The dissolution of the Soviet Union, Russian President Vladimir Putin told his nation, "was the greatest geopolitical catastrophe of the 20th century."
That was in 2015. Putin was wrong then. And he was wrong this week to describe Ukraine as a country "created by Russia" in a rambling, revisionist speech in which he aired his grievances with his western neighbor and the West in general.
In fact, Ukraine is a sovereign nation recognized by the United Nations and recently by Russia itself, until Putin's warped rewrite of history. And Russia is not deploying "peacekeepers" to Ukraine: It's invading by sending troops to eastern regions in what represents just the latest attack on Ukraine's sovereignty.
"Countries ask for peacekeepers to come in or the U.N. negotiates with the country to put peacekeepers in," U.S. Rep. Betty McCollum, D-Minn., told an editorial writer this week. "This was Russia creating its own mischief as an excuse to bring their troops in."
McCollum was part of a bipartisan, bicameral congressional delegation that attended the recent Munich Security Conference, which saw Western allies united in defiance of Russian aggression. That includes its 2014 illegal annexation of Crimea; its support of Russian separatists in eastern Ukraine; its similar separatist recognition and occupation of parts of Georgia; its attack on America's 2016 presidential election, as well as cyberattacks, disinformation campaigns and the rescue of the homicidal Assad regime in Syria.
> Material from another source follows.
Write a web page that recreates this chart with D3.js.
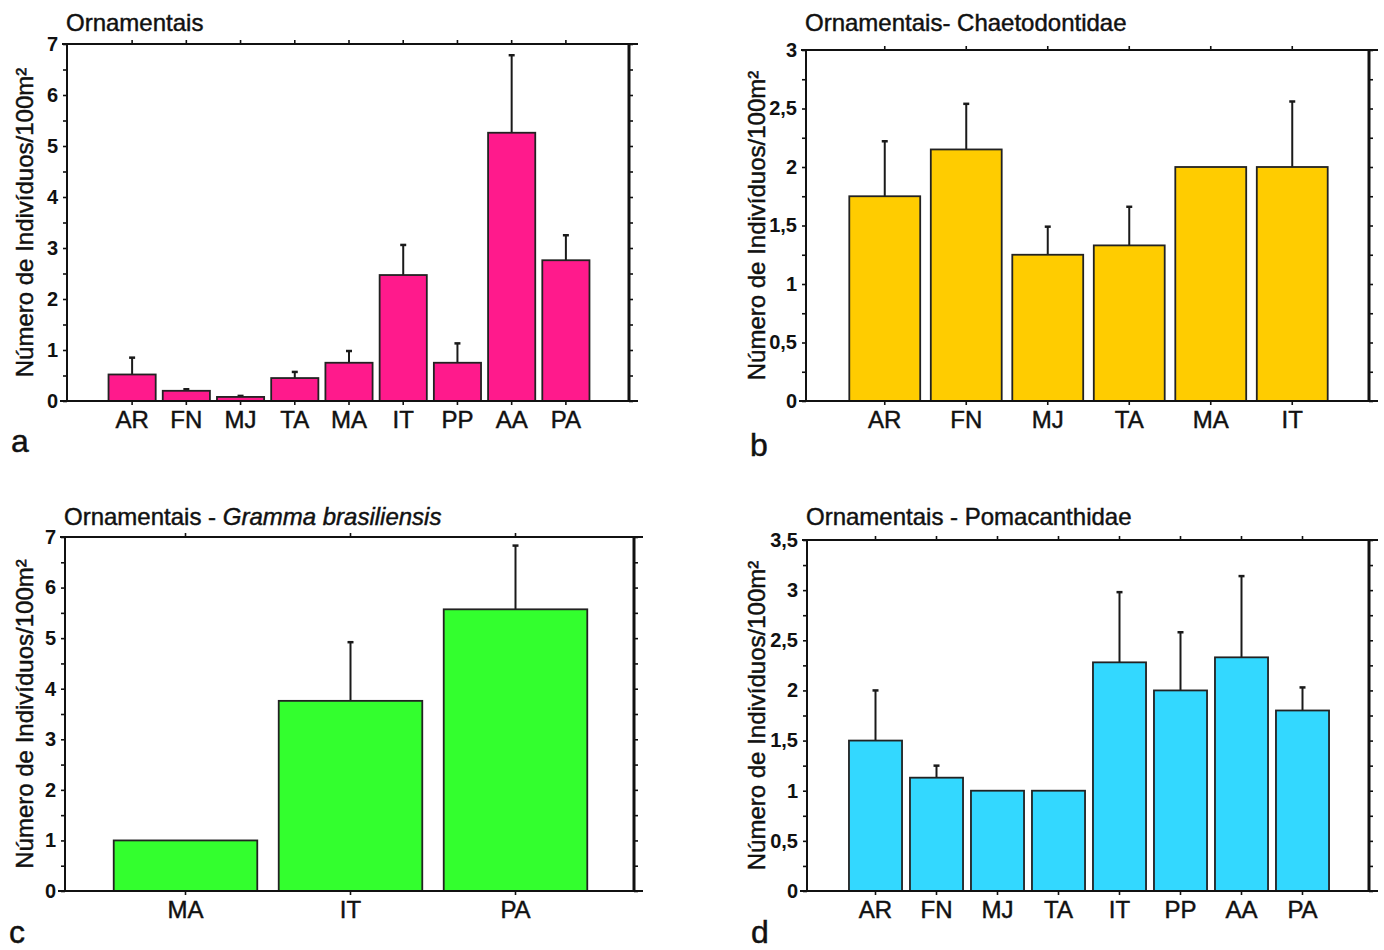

The latest aggression, intended to aggravate the Ukraine crisis, was Russia's recognition of the so-called Donetsk and Luhansk People's Republics, two breakaway regions that are part of a grinding conflict in eastern Ukraine that has already killed more than 14,000 people. Both "republics" claim more territory than they control, setting up a potential direct fight between Ukraine and Russia over the region. Whether Russian forces would stop there, or extend westward to capture the capital, Kyiv, has the world waiting.
But appropriately, Western nations including the U.S. aren't waiting to respond. On Tuesday President Joe Biden imposed what he called a "first tranche" of sanctions on two major Russian banks and five key individuals and their families, as well as a ban on secondary trading of Russian sovereign debt. (A day earlier Biden sanctioned activity directly related to doing business with the breakaway republics.)
The European Union and Britain imposed a first round of sanctions, too, and all Western entities warned of more dire penalties if Russia goes further. Most impactfully and impressively, Germany, after sending unsure signals, declined to certify the Nord Stream 2 natural-gas pipeline that originates in Russia.